Baca juga: Pandemi Covid-19 Mengancam Perbankan?

Penggunaan jaringan seluler untuk kepentingan transaksi komersial (mobile commerce) dinilai cukup aman, karena identitas pengguna lebih jelas, satu nomor ponsel hanya digunakan oleh satu orang. Maka mobile banking terlihat lebih sukses perkembangannya di Indonesia.

Transaksi melalui mobile banking menjadikan prosesnya mudah dan hemat baik hemat waktu, biaya dan tenaga. Namun kemudahan dan efisiensi ini memunculkan trade-off (kecenderungan yang bertentangan) yaitu dapat memicu pemborosan.

Konsumen yang aktif secara digital (digitally active) dinilai lebih menguntungkan bagi bisnis perbankan ketimbang konsumen konvensional. Laporan McKinsey & Company yang terbaru menyebut, konsumen Indonesia yang aktif menggunakan mobile banking lebih banyak melakukan pembelian ketimbang yang tidak menggunakan mobile banking.

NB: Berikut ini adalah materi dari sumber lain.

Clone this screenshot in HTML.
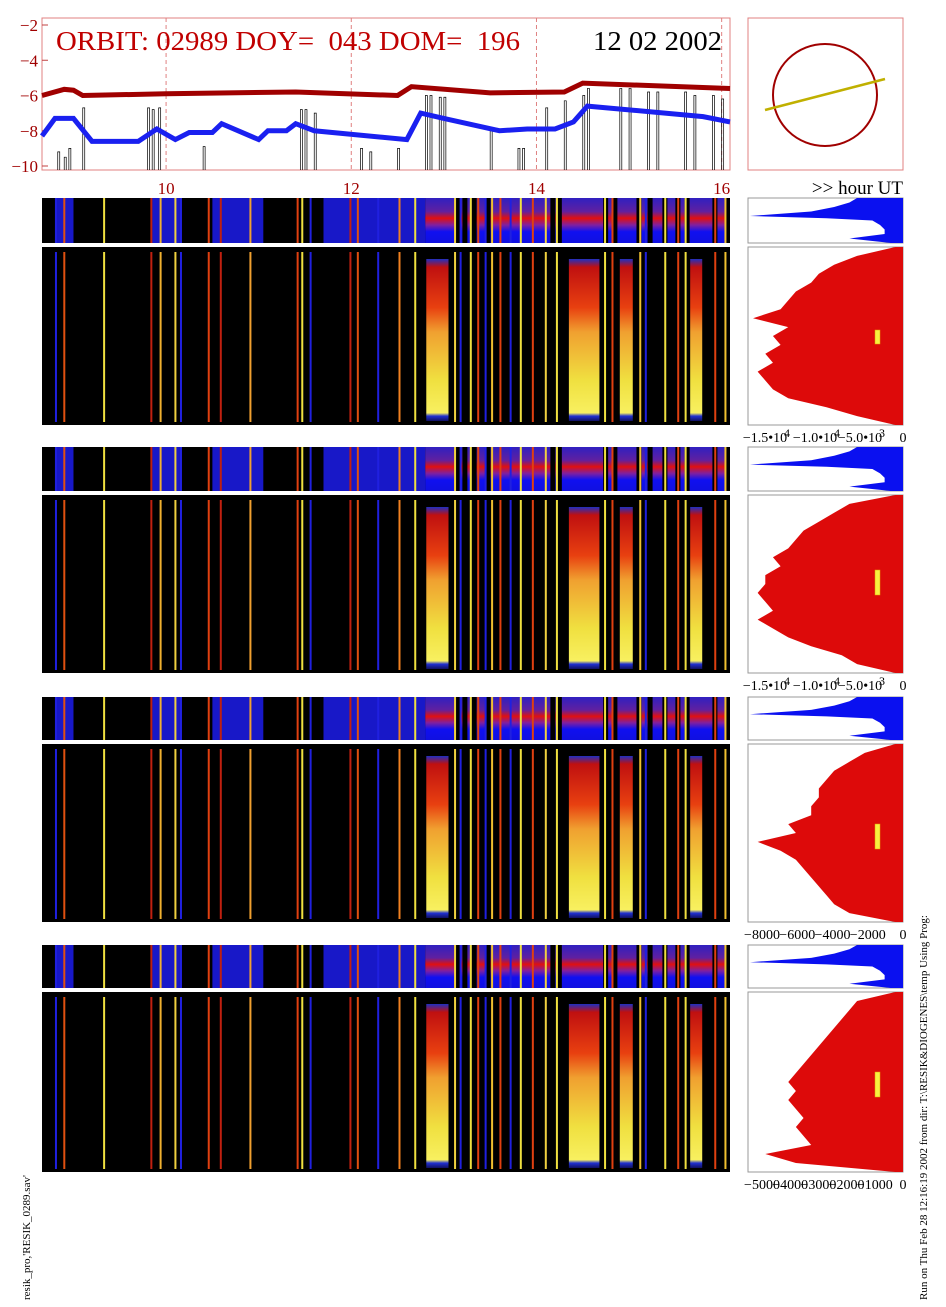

McKinsey membagi tiga jenis kostumen, yaitu konsumen nondigital, konsumen digital moderat, dan konsumen aktif digital. Hasilnya, konsumen aktif secara digital membeli sebanyak 1,4 produk dalam 12 bulan terakhir. Sementara, konsumen digital moderate dan konsumen nondigital hanya membeli 0,7 produk bank dalam 12 bulan terakhir.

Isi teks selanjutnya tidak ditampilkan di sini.